- [TASK BRIEF] Only the pictures stay out; every record is to be quoted exactly.

Records excerpted from a collection:
-- BEGIN --

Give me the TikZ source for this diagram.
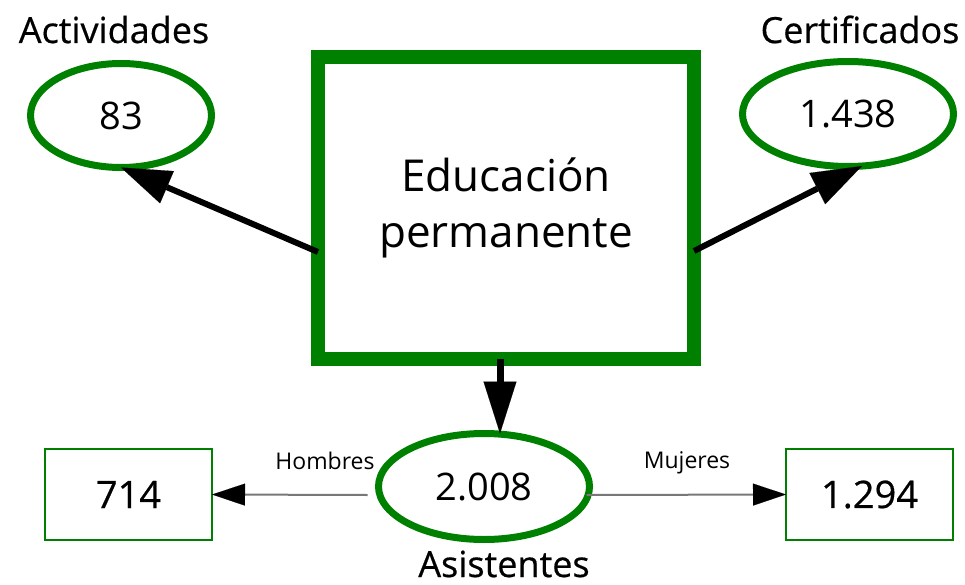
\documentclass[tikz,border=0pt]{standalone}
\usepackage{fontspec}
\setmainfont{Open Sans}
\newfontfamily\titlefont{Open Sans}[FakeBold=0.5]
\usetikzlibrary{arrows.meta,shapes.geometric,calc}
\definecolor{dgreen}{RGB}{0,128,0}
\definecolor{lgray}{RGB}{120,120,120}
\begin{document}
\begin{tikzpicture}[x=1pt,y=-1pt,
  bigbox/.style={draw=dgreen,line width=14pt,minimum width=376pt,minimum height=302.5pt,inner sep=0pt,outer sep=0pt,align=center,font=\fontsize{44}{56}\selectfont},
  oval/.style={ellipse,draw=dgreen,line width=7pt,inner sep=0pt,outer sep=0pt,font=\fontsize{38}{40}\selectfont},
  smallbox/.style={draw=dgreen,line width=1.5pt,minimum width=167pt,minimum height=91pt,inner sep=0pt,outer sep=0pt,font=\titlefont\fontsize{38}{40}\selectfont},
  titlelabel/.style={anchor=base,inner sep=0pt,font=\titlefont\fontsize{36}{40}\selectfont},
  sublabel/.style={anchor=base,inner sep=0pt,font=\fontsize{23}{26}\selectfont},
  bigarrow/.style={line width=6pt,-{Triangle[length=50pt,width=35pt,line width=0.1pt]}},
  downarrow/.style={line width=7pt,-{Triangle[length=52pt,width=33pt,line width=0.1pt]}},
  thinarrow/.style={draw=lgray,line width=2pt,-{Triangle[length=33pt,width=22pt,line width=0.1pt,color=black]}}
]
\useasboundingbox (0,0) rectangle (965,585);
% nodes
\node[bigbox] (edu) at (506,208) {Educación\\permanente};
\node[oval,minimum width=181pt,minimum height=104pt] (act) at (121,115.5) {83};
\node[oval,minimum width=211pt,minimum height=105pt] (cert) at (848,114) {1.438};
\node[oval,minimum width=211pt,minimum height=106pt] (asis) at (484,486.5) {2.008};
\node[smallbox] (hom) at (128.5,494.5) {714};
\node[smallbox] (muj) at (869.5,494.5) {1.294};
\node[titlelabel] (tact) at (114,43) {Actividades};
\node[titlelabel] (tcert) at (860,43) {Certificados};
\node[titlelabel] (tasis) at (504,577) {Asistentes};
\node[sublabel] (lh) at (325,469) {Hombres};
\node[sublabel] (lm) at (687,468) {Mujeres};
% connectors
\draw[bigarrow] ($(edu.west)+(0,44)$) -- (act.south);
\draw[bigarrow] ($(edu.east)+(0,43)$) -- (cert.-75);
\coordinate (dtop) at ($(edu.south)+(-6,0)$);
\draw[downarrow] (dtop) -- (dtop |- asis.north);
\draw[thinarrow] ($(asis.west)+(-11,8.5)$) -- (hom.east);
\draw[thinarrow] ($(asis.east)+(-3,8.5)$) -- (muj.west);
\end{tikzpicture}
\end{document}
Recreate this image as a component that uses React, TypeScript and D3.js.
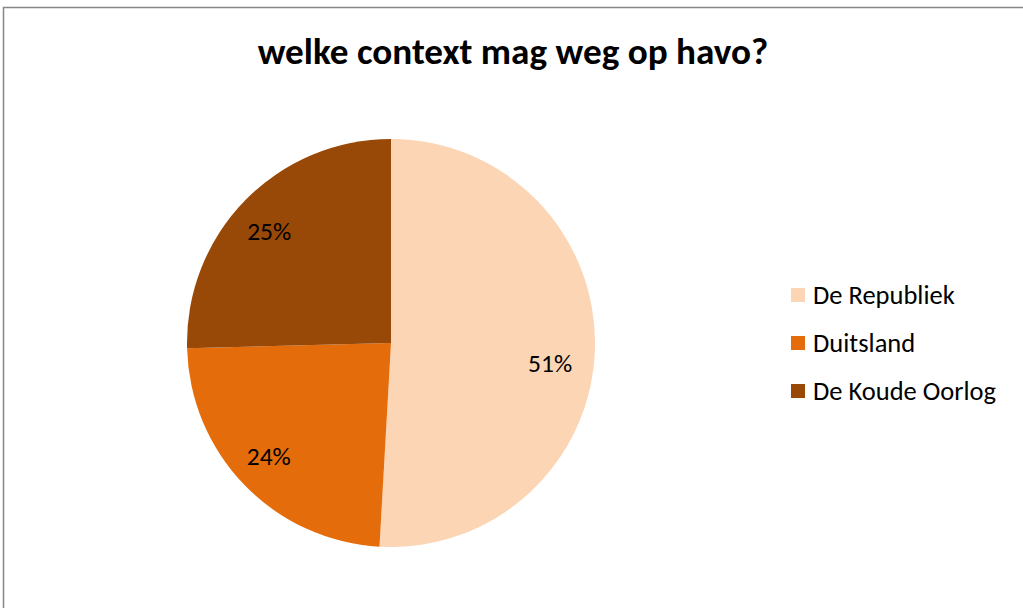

-- END --

- [TASK RESPONSE]
Give me the TikZ source for this diagram.
\documentclass[tikz,border=0pt]{standalone}
\usepackage{fontspec}
\setmainfont{Open Sans}
\newfontfamily\titlefont{Open Sans}[FakeBold=0.5]
\usetikzlibrary{arrows.meta,shapes.geometric,calc}
\definecolor{dgreen}{RGB}{0,128,0}
\definecolor{lgray}{RGB}{120,120,120}
\begin{document}
\begin{tikzpicture}[x=1pt,y=-1pt,
  bigbox/.style={draw=dgreen,line width=14pt,minimum width=376pt,minimum height=302.5pt,inner sep=0pt,outer sep=0pt,align=center,font=\fontsize{44}{56}\selectfont},
  oval/.style={ellipse,draw=dgreen,line width=7pt,inner sep=0pt,outer sep=0pt,font=\fontsize{38}{40}\selectfont},
  smallbox/.style={draw=dgreen,line width=1.5pt,minimum width=167pt,minimum height=91pt,inner sep=0pt,outer sep=0pt,font=\titlefont\fontsize{38}{40}\selectfont},
  titlelabel/.style={anchor=base,inner sep=0pt,font=\titlefont\fontsize{36}{40}\selectfont},
  sublabel/.style={anchor=base,inner sep=0pt,font=\fontsize{23}{26}\selectfont},
  bigarrow/.style={line width=6pt,-{Triangle[length=50pt,width=35pt,line width=0.1pt]}},
  downarrow/.style={line width=7pt,-{Triangle[length=52pt,width=33pt,line width=0.1pt]}},
  thinarrow/.style={draw=lgray,line width=2pt,-{Triangle[length=33pt,width=22pt,line width=0.1pt,color=black]}}
]
\useasboundingbox (0,0) rectangle (965,585);
% nodes
\node[bigbox] (edu) at (506,208) {Educación\\permanente};
\node[oval,minimum width=181pt,minimum height=104pt] (act) at (121,115.5) {83};
\node[oval,minimum width=211pt,minimum height=105pt] (cert) at (848,114) {1.438};
\node[oval,minimum width=211pt,minimum height=106pt] (asis) at (484,486.5) {2.008};
\node[smallbox] (hom) at (128.5,494.5) {714};
\node[smallbox] (muj) at (869.5,494.5) {1.294};
\node[titlelabel] (tact) at (114,43) {Actividades};
\node[titlelabel] (tcert) at (860,43) {Certificados};
\node[titlelabel] (tasis) at (504,577) {Asistentes};
\node[sublabel] (lh) at (325,469) {Hombres};
\node[sublabel] (lm) at (687,468) {Mujeres};
% connectors
\draw[bigarrow] ($(edu.west)+(0,44)$) -- (act.south);
\draw[bigarrow] ($(edu.east)+(0,43)$) -- (cert.-75);
\coordinate (dtop) at ($(edu.south)+(-6,0)$);
\draw[downarrow] (dtop) -- (dtop |- asis.north);
\draw[thinarrow] ($(asis.west)+(-11,8.5)$) -- (hom.east);
\draw[thinarrow] ($(asis.east)+(-3,8.5)$) -- (muj.west);
\end{tikzpicture}
\end{document}
Recreate this image as a component that uses React, TypeScript and D3.js.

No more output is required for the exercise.